**SET TASK**
Everything from the first line down to the line containing "stamp = '10-29 11:39'" is to be retyped exactly, both ends included, with pictures left out.

**PROVIDED DATA**
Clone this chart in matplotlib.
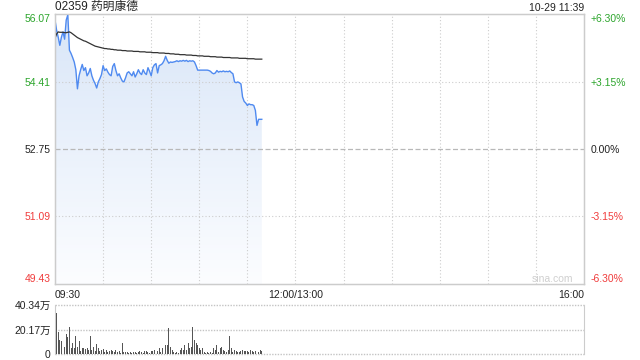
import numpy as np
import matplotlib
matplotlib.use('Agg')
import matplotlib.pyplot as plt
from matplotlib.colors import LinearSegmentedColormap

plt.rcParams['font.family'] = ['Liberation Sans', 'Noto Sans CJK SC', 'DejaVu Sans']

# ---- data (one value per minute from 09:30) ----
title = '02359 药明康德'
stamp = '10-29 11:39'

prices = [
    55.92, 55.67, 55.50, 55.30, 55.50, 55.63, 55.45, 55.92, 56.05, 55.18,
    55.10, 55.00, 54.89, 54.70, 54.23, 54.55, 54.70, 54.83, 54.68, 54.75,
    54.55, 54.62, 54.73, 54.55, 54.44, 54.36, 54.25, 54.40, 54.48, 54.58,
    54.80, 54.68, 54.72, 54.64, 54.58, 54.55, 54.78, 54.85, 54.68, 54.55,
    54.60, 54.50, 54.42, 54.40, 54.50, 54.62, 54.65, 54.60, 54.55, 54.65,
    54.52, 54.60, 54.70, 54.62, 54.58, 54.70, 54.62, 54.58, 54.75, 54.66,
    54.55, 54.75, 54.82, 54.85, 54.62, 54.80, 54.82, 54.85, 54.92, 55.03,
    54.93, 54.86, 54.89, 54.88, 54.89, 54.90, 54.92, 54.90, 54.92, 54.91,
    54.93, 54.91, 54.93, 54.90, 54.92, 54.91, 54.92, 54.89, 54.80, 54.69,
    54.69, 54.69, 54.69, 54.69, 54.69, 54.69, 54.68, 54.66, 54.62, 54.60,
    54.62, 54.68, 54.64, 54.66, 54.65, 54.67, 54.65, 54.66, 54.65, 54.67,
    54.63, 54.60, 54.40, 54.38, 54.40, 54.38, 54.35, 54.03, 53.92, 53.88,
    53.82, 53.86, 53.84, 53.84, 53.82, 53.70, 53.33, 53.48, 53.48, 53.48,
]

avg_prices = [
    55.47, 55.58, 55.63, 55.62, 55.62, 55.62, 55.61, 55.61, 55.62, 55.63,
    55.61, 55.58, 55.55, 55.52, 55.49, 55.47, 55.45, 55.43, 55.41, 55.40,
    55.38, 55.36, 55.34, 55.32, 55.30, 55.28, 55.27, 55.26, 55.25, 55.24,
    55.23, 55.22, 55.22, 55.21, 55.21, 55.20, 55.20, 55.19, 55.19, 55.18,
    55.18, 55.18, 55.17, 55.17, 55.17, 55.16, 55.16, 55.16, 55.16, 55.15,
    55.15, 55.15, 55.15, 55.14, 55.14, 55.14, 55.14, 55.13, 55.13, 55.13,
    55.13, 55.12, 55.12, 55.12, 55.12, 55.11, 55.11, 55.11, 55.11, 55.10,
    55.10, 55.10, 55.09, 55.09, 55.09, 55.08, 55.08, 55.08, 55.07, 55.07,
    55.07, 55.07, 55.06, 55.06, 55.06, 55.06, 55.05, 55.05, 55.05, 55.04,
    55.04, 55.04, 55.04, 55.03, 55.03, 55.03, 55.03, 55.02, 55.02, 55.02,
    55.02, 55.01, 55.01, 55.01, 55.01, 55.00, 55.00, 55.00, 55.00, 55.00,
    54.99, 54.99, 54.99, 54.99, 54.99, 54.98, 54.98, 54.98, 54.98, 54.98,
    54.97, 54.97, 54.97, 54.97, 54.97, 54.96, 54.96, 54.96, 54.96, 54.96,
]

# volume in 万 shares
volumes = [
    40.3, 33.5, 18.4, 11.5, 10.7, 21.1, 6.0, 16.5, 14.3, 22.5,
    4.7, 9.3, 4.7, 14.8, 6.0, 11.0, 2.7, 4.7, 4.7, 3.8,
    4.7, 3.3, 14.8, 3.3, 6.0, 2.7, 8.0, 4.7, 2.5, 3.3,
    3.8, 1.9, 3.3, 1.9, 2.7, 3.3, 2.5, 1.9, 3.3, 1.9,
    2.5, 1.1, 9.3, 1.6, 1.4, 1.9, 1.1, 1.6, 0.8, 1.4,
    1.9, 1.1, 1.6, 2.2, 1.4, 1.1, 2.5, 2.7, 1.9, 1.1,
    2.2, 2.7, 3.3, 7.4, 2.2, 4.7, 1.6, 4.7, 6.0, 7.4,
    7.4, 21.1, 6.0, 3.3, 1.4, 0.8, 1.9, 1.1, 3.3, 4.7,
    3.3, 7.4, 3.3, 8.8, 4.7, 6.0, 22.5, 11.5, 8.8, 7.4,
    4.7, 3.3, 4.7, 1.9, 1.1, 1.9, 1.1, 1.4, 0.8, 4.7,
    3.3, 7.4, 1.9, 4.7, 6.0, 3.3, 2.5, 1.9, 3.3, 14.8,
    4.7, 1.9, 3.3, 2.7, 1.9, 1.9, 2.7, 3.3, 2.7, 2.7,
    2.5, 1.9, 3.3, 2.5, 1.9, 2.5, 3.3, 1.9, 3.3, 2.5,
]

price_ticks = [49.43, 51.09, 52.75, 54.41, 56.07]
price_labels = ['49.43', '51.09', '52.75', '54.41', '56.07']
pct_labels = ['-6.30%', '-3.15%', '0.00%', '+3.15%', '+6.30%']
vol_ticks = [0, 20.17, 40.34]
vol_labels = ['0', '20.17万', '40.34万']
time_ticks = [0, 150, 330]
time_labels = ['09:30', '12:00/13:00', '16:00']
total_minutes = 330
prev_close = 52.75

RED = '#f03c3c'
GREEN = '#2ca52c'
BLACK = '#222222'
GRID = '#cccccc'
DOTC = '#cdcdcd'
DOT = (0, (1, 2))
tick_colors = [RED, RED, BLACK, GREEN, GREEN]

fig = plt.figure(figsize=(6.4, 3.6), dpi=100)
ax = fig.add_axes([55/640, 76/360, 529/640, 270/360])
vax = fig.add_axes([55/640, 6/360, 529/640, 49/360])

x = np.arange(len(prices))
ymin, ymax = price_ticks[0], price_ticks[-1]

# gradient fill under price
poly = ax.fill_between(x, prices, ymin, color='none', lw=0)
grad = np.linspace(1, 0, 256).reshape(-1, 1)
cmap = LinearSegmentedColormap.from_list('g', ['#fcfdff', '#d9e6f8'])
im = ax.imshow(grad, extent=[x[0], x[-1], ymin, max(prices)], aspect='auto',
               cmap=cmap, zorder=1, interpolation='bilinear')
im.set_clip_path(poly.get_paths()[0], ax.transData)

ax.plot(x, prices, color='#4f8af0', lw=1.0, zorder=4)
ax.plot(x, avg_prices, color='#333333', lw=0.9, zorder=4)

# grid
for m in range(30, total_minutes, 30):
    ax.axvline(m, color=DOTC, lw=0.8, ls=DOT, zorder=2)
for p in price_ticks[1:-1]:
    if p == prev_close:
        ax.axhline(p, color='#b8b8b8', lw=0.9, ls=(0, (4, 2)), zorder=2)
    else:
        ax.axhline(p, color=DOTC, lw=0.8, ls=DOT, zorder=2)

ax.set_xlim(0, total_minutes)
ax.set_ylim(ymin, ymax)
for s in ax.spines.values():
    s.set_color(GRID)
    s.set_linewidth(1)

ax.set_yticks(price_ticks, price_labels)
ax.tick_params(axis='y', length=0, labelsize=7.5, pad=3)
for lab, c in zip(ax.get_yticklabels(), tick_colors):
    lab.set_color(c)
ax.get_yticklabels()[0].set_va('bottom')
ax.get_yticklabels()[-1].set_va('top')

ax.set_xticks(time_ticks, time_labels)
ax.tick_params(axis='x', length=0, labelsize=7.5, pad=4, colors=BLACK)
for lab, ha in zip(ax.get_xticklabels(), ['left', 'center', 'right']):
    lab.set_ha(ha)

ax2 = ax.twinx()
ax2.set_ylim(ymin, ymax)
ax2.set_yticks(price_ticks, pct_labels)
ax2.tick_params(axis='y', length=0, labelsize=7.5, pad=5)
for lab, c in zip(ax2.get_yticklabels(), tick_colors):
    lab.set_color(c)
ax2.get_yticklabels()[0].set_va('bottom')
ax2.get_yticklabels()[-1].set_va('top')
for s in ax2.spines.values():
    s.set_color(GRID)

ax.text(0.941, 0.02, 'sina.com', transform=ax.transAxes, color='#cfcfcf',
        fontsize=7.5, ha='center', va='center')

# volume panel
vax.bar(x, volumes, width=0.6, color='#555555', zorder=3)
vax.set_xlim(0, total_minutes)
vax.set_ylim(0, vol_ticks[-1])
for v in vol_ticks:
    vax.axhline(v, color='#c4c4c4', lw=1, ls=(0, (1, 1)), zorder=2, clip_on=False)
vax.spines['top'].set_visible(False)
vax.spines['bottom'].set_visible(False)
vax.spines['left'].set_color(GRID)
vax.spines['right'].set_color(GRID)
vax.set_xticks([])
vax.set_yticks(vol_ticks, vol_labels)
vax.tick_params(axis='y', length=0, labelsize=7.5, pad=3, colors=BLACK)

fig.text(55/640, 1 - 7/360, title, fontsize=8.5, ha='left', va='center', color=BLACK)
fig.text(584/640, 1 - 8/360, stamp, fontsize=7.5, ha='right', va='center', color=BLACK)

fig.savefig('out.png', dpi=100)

**WRITTEN SOLUTION**
Clone this chart in matplotlib.
import numpy as np
import matplotlib
matplotlib.use('Agg')
import matplotlib.pyplot as plt
from matplotlib.colors import LinearSegmentedColormap

plt.rcParams['font.family'] = ['Liberation Sans', 'Noto Sans CJK SC', 'DejaVu Sans']

# ---- data (one value per minute from 09:30) ----
title = '02359 药明康德'
stamp = '10-29 11:39'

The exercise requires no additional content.